#### [Records with drawing code]
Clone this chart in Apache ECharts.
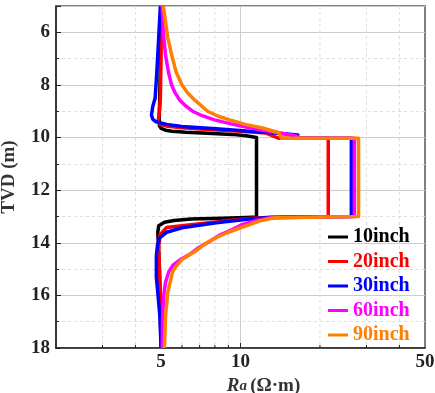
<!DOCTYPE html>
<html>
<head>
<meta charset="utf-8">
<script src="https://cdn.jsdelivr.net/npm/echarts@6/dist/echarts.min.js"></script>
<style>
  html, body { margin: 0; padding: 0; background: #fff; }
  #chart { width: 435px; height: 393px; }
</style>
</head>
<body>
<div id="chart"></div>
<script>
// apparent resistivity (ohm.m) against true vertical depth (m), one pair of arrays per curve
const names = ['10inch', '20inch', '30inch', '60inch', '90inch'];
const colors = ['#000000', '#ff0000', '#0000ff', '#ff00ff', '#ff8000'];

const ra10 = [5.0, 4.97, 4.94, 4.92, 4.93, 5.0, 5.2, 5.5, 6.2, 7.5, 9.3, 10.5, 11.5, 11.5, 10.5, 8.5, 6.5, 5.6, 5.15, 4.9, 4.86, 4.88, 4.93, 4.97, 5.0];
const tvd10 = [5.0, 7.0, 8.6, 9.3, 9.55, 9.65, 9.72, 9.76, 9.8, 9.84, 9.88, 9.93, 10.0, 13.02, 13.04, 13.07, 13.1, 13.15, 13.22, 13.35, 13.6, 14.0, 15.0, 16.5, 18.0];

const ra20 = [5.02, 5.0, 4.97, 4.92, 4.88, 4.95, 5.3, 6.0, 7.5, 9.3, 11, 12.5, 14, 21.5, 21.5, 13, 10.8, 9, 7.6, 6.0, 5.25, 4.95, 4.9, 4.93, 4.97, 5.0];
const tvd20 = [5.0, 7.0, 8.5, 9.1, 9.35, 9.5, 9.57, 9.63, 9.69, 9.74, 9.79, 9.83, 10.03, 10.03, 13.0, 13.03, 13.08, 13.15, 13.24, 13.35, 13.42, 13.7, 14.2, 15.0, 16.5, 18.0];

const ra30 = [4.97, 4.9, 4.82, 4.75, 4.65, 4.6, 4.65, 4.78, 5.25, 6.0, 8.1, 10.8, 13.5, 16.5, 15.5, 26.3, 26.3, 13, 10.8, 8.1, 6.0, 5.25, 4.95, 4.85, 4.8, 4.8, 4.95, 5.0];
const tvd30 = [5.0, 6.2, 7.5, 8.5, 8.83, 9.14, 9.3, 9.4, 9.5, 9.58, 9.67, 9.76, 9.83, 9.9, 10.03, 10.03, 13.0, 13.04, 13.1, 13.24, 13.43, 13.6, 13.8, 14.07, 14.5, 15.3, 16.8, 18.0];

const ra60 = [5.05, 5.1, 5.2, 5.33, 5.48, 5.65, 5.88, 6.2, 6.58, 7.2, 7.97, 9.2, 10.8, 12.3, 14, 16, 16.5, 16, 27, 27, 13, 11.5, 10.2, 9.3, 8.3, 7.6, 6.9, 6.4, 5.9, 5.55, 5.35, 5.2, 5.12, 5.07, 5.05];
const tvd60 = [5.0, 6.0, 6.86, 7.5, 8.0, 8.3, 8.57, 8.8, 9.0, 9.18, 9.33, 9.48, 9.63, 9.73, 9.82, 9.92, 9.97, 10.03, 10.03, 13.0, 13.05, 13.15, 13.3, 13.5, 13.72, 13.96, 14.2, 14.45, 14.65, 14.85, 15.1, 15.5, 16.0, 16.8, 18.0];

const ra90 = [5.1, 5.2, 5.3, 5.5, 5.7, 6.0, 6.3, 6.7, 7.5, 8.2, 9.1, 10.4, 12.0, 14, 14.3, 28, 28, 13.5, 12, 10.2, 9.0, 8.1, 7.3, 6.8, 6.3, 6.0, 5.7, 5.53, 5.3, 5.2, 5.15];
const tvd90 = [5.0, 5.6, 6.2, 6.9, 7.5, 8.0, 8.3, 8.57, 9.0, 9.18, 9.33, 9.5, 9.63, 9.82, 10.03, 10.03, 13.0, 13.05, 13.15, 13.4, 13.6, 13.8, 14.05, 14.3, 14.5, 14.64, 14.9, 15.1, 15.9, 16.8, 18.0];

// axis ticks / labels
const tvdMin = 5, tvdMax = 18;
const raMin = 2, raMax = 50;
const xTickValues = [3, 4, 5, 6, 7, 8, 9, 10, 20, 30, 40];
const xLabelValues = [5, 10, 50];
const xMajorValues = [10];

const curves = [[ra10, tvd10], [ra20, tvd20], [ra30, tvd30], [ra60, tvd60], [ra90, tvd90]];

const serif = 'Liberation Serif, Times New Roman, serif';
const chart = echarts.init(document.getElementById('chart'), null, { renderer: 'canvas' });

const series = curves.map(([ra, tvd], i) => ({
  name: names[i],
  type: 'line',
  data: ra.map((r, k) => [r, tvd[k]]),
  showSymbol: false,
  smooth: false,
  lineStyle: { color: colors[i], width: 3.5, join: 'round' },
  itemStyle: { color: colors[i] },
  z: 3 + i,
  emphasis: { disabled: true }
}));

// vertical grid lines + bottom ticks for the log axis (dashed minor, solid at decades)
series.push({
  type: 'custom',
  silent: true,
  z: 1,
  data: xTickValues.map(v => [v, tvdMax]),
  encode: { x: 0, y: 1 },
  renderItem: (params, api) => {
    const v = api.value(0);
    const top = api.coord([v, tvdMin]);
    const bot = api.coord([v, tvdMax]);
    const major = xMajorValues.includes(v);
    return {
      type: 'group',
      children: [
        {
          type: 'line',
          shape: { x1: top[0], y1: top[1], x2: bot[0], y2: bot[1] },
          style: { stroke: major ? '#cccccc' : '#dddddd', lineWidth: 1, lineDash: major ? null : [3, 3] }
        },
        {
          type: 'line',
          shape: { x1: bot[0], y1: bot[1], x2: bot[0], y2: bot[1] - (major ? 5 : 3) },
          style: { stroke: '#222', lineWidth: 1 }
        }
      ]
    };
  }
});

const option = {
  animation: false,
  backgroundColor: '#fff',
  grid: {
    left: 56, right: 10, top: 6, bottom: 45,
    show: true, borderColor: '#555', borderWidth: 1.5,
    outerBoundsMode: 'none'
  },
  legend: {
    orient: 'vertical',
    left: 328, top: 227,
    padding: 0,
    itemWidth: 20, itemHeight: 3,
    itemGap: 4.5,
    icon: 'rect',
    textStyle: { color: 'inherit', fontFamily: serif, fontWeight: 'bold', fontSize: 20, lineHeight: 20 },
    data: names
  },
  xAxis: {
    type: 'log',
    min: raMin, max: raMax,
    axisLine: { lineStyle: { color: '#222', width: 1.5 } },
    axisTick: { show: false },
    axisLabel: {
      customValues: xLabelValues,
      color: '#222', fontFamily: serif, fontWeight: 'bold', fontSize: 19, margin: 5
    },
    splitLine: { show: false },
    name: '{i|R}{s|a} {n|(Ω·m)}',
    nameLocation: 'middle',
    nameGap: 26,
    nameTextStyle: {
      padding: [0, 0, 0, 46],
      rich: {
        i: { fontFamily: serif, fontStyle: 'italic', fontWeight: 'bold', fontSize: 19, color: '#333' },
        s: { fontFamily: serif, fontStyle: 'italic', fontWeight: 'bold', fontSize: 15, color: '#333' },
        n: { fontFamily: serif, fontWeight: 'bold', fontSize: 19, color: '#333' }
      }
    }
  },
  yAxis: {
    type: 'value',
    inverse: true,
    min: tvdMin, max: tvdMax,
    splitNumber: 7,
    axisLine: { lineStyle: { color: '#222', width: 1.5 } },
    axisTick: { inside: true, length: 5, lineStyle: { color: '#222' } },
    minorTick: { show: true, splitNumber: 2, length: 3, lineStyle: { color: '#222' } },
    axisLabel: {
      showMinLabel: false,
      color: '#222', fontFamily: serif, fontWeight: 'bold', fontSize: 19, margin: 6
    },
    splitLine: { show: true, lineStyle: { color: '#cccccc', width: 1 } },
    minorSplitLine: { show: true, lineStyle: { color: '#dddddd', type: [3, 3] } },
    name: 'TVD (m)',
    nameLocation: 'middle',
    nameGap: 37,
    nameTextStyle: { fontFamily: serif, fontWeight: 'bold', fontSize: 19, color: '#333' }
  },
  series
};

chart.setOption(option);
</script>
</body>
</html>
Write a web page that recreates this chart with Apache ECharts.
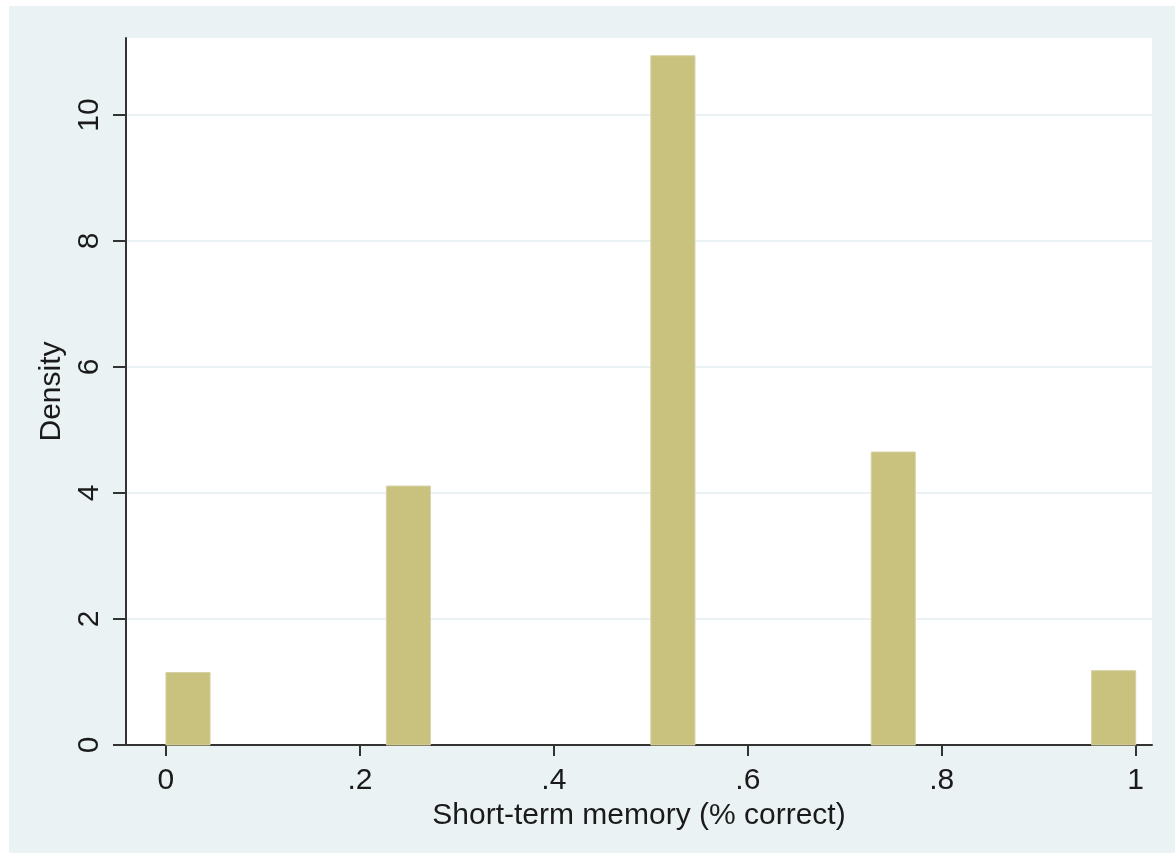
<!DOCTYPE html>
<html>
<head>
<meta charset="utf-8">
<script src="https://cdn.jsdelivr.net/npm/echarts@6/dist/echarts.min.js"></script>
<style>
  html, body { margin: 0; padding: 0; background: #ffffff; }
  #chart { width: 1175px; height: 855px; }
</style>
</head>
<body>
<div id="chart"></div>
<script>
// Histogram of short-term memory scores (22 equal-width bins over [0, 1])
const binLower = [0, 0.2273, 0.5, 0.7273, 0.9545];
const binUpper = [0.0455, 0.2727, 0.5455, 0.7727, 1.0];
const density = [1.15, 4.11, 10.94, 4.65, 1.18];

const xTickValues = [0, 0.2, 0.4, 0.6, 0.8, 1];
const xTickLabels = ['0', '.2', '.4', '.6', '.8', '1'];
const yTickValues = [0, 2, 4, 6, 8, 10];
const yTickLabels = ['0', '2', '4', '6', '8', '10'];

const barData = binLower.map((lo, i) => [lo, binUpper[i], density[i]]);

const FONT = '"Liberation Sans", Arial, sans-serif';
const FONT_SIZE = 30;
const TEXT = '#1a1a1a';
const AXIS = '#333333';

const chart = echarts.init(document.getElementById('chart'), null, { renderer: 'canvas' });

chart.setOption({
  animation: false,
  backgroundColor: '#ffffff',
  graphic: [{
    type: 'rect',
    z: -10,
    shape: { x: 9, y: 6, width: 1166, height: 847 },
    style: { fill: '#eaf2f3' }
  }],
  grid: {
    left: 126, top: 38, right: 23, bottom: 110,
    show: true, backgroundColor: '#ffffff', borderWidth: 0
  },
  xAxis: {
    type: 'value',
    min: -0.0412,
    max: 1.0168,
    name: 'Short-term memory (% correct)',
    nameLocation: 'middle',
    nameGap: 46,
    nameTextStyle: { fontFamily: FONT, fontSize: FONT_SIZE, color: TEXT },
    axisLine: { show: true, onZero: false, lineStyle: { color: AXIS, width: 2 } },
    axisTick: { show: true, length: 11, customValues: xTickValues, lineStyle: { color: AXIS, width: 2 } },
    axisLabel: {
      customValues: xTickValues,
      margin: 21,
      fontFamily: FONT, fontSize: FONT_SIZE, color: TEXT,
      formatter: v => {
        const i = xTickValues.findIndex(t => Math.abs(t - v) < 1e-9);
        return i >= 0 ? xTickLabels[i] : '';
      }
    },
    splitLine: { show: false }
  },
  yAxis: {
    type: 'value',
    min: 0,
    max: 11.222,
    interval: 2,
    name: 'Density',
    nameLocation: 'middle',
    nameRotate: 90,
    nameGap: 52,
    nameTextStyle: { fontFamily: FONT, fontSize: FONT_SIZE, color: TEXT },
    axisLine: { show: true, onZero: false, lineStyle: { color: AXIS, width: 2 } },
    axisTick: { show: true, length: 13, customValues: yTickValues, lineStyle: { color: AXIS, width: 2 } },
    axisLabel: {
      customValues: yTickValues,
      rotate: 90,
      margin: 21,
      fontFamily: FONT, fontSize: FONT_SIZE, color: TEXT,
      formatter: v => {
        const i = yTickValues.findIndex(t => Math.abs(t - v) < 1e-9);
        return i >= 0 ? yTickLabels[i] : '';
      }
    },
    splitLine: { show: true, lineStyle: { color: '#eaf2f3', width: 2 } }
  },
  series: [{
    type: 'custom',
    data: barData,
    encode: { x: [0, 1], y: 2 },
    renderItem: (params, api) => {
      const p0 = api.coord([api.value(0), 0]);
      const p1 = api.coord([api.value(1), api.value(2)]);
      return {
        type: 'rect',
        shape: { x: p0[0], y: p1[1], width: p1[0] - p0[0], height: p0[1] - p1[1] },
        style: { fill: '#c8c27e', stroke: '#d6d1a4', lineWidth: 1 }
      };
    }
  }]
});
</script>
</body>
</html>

#### [GOAL OF THE EXERCISE]
Return the material line for line, from its beginning to the line that contains "['#000000', '#ff0000', '#0000ff', '#ff00ff', '#ff8000'];", with the pictures left out.

#### [OUTPUT OF THE EXERCISE]
Clone this chart in Apache ECharts.
<!DOCTYPE html>
<html>
<head>
<meta charset="utf-8">
<script src="https://cdn.jsdelivr.net/npm/echarts@6/dist/echarts.min.js"></script>
<style>
  html, body { margin: 0; padding: 0; background: #fff; }
  #chart { width: 435px; height: 393px; }
</style>
</head>
<body>
<div id="chart"></div>
<script>
// apparent resistivity (ohm.m) against true vertical depth (m), one pair of arrays per curve
const names = ['10inch', '20inch', '30inch', '60inch', '90inch'];
const colors = ['#000000', '#ff0000', '#0000ff', '#ff00ff', '#ff8000'];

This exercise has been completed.